La expresión de Gladia se fue volviendo inescrutable, como si se esforzara por borrar de ella toda emoción. Respondió con estas palabras:
—Jamás he pensado en ello.
—Ha dicho que suele pasear con Jothan Leebig. Después ha rectificado, poniendo esta frase en pasado. ¿Significa que ya no pasean como antes?
Gladia denegó con la cabeza. Su rostro volvía a tener expresión, y era de tristeza.
—No. Ya no paseamos. Últimamente le he visualizado un par de veces. Como le vi tan ocupado, no quise..., en fin, molestarlo.
—¿Eso fue después de la muerte de su marido?
—No, empezó a ocurrir algún tiempo antes.
—¿Supone, acaso, que el doctor Delmarre le indicó que no se dedicase tanto a usted?
Gladia pareció sorprendida.
—¿Por qué tenía que hacerlo? Ni Jothan ni yo somos robots. Por lo tanto, no hace falta que nos de órdenes. Además, Rikaine no tenía por qué darlas.

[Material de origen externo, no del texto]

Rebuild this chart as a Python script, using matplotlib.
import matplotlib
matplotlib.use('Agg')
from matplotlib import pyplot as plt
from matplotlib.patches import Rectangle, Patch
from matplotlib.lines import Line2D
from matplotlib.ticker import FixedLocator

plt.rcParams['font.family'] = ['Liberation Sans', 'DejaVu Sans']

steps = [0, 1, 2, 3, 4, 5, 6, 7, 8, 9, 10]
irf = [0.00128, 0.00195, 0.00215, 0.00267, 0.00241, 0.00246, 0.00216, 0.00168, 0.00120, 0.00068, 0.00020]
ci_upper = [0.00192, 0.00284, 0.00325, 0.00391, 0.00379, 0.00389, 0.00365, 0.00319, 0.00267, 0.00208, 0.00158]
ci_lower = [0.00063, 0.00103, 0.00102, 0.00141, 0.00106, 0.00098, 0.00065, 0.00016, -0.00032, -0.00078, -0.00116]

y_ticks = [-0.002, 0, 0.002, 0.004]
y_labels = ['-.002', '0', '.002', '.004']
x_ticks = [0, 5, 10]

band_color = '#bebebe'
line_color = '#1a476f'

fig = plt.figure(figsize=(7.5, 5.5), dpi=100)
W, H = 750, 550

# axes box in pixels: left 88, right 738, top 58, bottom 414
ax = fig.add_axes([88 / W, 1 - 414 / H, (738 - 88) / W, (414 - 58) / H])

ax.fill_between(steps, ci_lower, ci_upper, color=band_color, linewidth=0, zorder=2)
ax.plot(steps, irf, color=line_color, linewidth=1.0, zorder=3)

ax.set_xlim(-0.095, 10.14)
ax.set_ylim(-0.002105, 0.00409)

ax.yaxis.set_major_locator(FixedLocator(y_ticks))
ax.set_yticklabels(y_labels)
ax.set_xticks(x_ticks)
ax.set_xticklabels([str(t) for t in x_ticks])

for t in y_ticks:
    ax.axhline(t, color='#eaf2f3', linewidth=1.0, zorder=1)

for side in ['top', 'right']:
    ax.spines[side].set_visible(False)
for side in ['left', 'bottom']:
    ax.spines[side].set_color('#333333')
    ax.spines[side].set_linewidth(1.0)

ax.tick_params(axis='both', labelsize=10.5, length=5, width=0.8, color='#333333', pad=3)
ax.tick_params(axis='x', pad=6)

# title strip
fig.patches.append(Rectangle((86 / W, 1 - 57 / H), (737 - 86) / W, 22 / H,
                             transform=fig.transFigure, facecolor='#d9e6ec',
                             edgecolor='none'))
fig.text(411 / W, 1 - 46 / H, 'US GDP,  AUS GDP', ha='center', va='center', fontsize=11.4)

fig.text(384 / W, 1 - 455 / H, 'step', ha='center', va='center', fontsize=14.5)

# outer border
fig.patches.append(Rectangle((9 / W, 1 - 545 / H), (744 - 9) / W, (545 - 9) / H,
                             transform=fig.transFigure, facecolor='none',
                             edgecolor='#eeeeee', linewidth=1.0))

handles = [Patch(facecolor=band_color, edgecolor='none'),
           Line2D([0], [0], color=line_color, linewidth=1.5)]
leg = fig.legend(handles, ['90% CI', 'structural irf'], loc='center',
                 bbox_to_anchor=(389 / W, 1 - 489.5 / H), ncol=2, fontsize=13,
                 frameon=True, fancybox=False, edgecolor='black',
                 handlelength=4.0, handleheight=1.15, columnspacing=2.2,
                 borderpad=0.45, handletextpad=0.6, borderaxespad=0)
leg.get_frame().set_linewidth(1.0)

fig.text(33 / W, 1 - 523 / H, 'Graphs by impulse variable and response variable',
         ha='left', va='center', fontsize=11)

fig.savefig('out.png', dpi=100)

Baley no se molestó en explicárselo, pues sólo hubiera servido para esclarecer las cosas a Gladia. Y si conseguía aclarárselas, el resultado sería muy desagradable para ella.

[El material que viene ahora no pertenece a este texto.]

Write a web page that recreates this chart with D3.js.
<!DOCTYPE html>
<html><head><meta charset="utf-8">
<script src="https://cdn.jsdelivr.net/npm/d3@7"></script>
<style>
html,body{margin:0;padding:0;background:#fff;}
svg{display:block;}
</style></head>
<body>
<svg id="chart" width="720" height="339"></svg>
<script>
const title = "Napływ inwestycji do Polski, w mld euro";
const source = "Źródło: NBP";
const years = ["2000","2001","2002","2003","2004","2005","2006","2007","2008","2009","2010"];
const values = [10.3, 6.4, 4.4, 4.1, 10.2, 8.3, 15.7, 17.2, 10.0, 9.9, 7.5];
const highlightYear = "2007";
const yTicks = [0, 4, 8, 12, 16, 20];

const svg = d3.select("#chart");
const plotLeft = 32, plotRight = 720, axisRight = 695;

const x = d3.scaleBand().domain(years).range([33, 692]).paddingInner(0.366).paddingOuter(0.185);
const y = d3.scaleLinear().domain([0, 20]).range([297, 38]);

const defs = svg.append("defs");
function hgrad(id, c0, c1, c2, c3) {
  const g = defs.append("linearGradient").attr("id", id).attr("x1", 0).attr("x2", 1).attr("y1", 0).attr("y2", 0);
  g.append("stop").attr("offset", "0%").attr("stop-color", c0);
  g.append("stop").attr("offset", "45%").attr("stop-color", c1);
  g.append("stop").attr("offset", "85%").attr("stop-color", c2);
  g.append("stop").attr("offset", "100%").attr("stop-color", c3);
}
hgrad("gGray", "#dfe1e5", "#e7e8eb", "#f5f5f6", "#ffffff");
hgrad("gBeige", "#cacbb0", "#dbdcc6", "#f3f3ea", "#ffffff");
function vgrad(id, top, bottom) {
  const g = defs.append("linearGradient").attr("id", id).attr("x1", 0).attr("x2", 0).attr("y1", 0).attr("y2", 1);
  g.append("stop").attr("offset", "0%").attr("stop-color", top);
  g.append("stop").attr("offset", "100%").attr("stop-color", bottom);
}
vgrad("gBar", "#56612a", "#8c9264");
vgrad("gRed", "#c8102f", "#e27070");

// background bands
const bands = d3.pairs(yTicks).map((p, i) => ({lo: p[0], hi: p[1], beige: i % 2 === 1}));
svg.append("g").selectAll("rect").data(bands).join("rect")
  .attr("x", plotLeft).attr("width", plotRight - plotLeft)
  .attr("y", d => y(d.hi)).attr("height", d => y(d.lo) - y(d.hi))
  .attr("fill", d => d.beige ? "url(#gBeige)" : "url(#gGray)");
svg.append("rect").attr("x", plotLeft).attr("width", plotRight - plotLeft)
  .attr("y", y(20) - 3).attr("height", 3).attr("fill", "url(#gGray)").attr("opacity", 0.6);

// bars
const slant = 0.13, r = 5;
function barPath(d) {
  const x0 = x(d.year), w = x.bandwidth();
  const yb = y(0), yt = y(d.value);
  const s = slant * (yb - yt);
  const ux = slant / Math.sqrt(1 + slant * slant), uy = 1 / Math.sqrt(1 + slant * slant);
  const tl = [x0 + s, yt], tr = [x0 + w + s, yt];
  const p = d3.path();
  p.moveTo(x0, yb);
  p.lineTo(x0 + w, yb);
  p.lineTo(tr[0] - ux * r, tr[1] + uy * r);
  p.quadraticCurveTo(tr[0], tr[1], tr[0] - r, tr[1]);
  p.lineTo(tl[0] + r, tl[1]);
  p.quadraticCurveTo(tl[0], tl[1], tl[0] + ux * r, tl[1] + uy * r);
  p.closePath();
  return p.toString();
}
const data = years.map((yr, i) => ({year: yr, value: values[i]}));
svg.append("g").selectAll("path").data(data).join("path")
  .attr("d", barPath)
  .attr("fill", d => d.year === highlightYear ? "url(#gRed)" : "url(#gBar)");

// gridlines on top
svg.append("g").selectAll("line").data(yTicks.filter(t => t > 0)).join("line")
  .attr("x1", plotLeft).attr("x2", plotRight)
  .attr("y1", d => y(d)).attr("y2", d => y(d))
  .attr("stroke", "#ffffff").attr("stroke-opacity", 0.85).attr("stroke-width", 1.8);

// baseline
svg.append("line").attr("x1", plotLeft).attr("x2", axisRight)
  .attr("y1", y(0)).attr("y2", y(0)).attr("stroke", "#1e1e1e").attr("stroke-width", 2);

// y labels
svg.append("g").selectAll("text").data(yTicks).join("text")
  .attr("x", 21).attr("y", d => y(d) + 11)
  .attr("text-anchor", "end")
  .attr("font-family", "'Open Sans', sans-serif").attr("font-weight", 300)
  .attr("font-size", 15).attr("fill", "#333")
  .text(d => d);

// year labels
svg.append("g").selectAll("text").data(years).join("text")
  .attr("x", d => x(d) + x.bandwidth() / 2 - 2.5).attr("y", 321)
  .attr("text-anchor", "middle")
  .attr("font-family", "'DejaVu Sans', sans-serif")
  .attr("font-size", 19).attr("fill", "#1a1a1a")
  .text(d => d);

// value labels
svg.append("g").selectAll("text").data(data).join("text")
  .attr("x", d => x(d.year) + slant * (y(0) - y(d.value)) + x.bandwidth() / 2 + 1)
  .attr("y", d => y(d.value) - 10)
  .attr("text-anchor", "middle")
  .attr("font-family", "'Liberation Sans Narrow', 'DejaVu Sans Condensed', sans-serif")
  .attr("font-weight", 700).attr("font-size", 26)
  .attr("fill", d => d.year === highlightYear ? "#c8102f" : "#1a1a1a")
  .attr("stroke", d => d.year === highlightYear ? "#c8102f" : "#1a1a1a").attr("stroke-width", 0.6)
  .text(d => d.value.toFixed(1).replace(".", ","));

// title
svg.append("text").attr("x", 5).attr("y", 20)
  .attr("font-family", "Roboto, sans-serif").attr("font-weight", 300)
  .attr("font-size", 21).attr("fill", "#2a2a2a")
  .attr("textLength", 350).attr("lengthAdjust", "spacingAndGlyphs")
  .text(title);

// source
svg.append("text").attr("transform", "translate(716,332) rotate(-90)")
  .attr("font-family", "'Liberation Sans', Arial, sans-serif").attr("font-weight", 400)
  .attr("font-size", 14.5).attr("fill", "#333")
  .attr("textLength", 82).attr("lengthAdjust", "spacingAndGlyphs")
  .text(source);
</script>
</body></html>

—Sólo una pregunta. La visualizaré de nuevo, Gladia, cuando termine con Leebig. ¿Qué hora tiene usted, por favor?
Lamentó inmediatamente haberle hecho aquella pregunta. Un robot le hubiera dado la equivalencia terrestre, pero Gladia podía responderle según el cómputo del tiempo solariano, y Baley ya estaba cansado de demostrar su ignorancia.
Afortunadamente, Gladia respondió en términos puramente cualitativos:
—Es media tarde.
—Esa hora se aplica también a la hacienda de Leebig, ¿no es cierto?
—Desde luego.
—Muy bien. La visualizaré de nuevo cuando pueda y quedaremos de acuerdo para vernos.

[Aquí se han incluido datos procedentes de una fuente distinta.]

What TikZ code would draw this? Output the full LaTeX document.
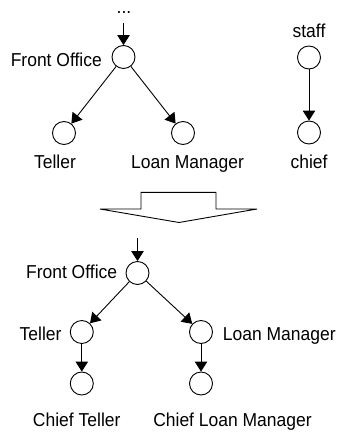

Ella demostró nuevamente cierta vacilación.
—¿Es absolutamente necesario?
—Sí.
—Muy bien — accedió en voz baja.
Hubo cierta demora en el contacto con Leebig, que Baley aprovechó para comerse otro bocadillo que le trajeron en su envoltorio original. Pero se había vuelto más cauteloso. Examinó cuidadosamente el precinto antes de romperlo y luego inspeccionó con la mayor atención el contenido.
Aceptó el recipiente de plástico con leche, semideshelada, lo abrió con los dientes y bebió de él. No pudo evitar el sombrío pensamiento de que existían venenos inodoros, insípidos y de acción lenta, que podían introducirse delicadamente mediante agujas hipodérmicas o chorros-aguja de alta presión, pero al cabo desechó este pensamiento, considerándolo infantil.